**** EXTRACTED RECORDS

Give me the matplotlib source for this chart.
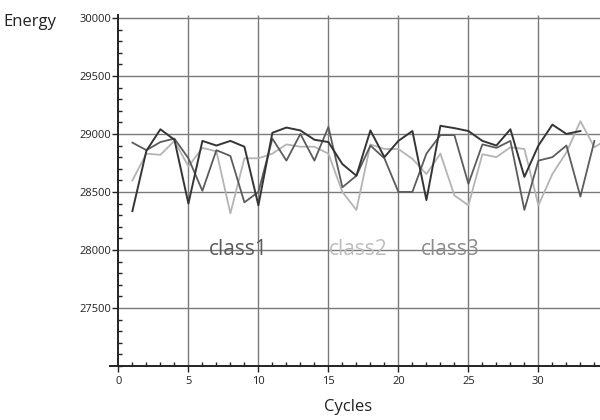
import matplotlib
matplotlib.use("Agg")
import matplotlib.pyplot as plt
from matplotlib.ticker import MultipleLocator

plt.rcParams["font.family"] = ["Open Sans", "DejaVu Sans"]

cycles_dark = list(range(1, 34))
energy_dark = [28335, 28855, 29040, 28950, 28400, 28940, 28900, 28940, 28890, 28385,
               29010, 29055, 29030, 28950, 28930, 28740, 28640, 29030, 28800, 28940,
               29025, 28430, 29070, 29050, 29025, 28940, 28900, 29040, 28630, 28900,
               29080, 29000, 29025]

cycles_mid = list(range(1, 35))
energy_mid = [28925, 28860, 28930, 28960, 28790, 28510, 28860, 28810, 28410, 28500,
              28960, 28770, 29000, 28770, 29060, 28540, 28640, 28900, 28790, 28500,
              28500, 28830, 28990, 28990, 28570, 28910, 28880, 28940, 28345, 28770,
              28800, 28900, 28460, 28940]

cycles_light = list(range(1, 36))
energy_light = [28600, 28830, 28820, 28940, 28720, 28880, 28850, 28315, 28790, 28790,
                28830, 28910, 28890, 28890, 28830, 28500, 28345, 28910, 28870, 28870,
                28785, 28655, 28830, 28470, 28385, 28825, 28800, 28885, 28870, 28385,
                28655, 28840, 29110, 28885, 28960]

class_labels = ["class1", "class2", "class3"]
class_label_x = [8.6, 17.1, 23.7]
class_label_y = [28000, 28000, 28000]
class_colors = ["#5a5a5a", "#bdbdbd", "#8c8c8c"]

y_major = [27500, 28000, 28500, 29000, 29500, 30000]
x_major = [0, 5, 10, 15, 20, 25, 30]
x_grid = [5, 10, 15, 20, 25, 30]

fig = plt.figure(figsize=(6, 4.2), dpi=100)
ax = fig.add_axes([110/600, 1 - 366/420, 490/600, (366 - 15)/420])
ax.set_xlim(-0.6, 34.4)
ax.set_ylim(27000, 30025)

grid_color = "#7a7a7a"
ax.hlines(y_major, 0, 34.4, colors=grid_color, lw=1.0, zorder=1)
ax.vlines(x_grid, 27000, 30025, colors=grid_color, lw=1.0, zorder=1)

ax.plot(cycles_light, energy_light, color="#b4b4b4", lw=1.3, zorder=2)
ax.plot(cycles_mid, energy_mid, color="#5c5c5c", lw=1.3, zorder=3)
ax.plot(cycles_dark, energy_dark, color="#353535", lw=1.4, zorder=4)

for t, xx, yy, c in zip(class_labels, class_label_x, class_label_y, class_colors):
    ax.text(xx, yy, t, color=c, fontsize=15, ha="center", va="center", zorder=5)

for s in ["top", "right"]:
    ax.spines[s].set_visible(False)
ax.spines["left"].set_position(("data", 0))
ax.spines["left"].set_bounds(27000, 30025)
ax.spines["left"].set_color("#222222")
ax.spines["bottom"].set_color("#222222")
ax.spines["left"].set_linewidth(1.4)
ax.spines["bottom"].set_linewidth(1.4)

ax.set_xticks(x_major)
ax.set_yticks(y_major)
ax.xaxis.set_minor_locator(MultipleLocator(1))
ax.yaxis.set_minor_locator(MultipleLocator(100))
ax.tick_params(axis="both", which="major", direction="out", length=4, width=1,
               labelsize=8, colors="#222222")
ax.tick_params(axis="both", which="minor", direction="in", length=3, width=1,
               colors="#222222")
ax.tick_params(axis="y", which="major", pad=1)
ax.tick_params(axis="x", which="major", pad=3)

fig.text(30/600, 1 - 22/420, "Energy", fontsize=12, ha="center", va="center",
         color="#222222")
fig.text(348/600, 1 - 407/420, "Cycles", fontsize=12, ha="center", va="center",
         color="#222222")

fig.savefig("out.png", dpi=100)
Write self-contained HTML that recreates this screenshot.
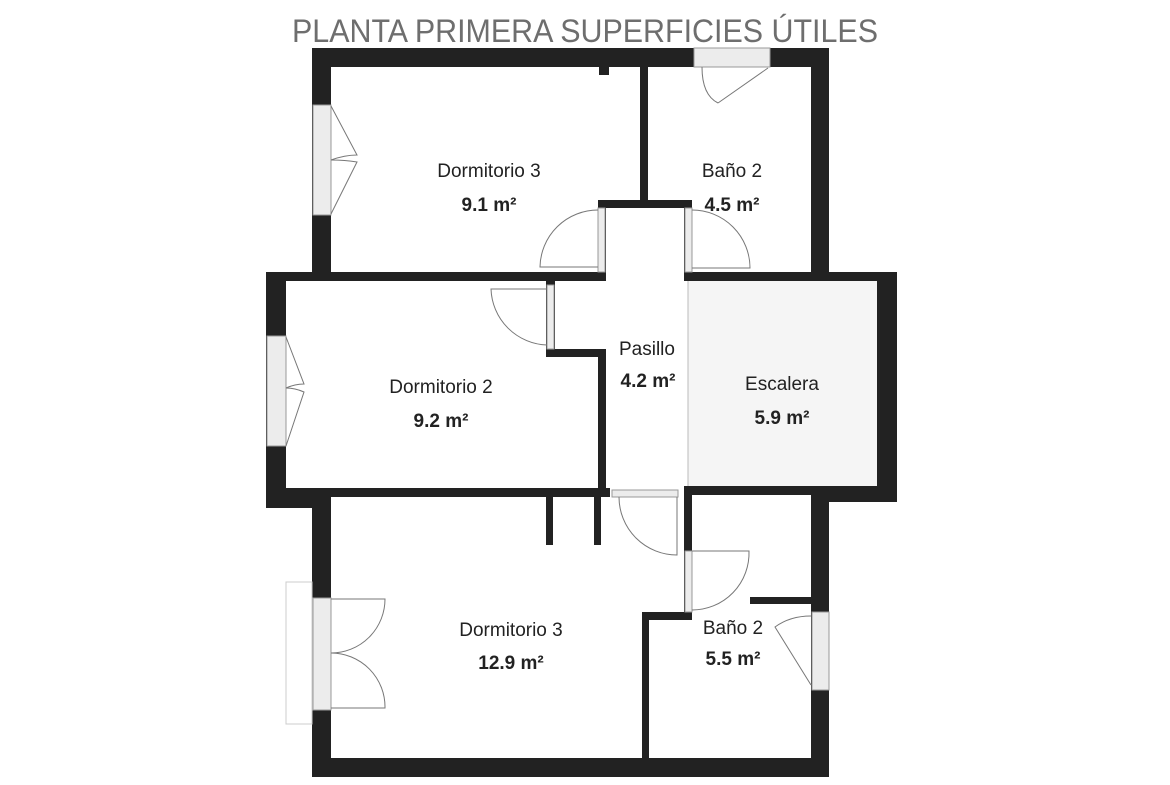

********

THE REQUEST = Give back each entry exactly as it appears, with no pictures.

RESPONSE TO THIS TASK =
Give me the matplotlib source for this chart.
import matplotlib
matplotlib.use("Agg")
import matplotlib.pyplot as plt
from matplotlib.ticker import MultipleLocator

plt.rcParams["font.family"] = ["Open Sans", "DejaVu Sans"]

cycles_dark = list(range(1, 34))
energy_dark = [28335, 28855, 29040, 28950, 28400, 28940, 28900, 28940, 28890, 28385,
               29010, 29055, 29030, 28950, 28930, 28740, 28640, 29030, 28800, 28940,
               29025, 28430, 29070, 29050, 29025, 28940, 28900, 29040, 28630, 28900,
               29080, 29000, 29025]

cycles_mid = list(range(1, 35))
energy_mid = [28925, 28860, 28930, 28960, 28790, 28510, 28860, 28810, 28410, 28500,
              28960, 28770, 29000, 28770, 29060, 28540, 28640, 28900, 28790, 28500,
              28500, 28830, 28990, 28990, 28570, 28910, 28880, 28940, 28345, 28770,
              28800, 28900, 28460, 28940]

cycles_light = list(range(1, 36))
energy_light = [28600, 28830, 28820, 28940, 28720, 28880, 28850, 28315, 28790, 28790,
                28830, 28910, 28890, 28890, 28830, 28500, 28345, 28910, 28870, 28870,
                28785, 28655, 28830, 28470, 28385, 28825, 28800, 28885, 28870, 28385,
                28655, 28840, 29110, 28885, 28960]

class_labels = ["class1", "class2", "class3"]
class_label_x = [8.6, 17.1, 23.7]
class_label_y = [28000, 28000, 28000]
class_colors = ["#5a5a5a", "#bdbdbd", "#8c8c8c"]

y_major = [27500, 28000, 28500, 29000, 29500, 30000]
x_major = [0, 5, 10, 15, 20, 25, 30]
x_grid = [5, 10, 15, 20, 25, 30]

fig = plt.figure(figsize=(6, 4.2), dpi=100)
ax = fig.add_axes([110/600, 1 - 366/420, 490/600, (366 - 15)/420])
ax.set_xlim(-0.6, 34.4)
ax.set_ylim(27000, 30025)

grid_color = "#7a7a7a"
ax.hlines(y_major, 0, 34.4, colors=grid_color, lw=1.0, zorder=1)
ax.vlines(x_grid, 27000, 30025, colors=grid_color, lw=1.0, zorder=1)

ax.plot(cycles_light, energy_light, color="#b4b4b4", lw=1.3, zorder=2)
ax.plot(cycles_mid, energy_mid, color="#5c5c5c", lw=1.3, zorder=3)
ax.plot(cycles_dark, energy_dark, color="#353535", lw=1.4, zorder=4)

for t, xx, yy, c in zip(class_labels, class_label_x, class_label_y, class_colors):
    ax.text(xx, yy, t, color=c, fontsize=15, ha="center", va="center", zorder=5)

for s in ["top", "right"]:
    ax.spines[s].set_visible(False)
ax.spines["left"].set_position(("data", 0))
ax.spines["left"].set_bounds(27000, 30025)
ax.spines["left"].set_color("#222222")
ax.spines["bottom"].set_color("#222222")
ax.spines["left"].set_linewidth(1.4)
ax.spines["bottom"].set_linewidth(1.4)

ax.set_xticks(x_major)
ax.set_yticks(y_major)
ax.xaxis.set_minor_locator(MultipleLocator(1))
ax.yaxis.set_minor_locator(MultipleLocator(100))
ax.tick_params(axis="both", which="major", direction="out", length=4, width=1,
               labelsize=8, colors="#222222")
ax.tick_params(axis="both", which="minor", direction="in", length=3, width=1,
               colors="#222222")
ax.tick_params(axis="y", which="major", pad=1)
ax.tick_params(axis="x", which="major", pad=3)

fig.text(30/600, 1 - 22/420, "Energy", fontsize=12, ha="center", va="center",
         color="#222222")
fig.text(348/600, 1 - 407/420, "Cycles", fontsize=12, ha="center", va="center",
         color="#222222")

fig.savefig("out.png", dpi=100)
Write self-contained HTML that recreates this screenshot.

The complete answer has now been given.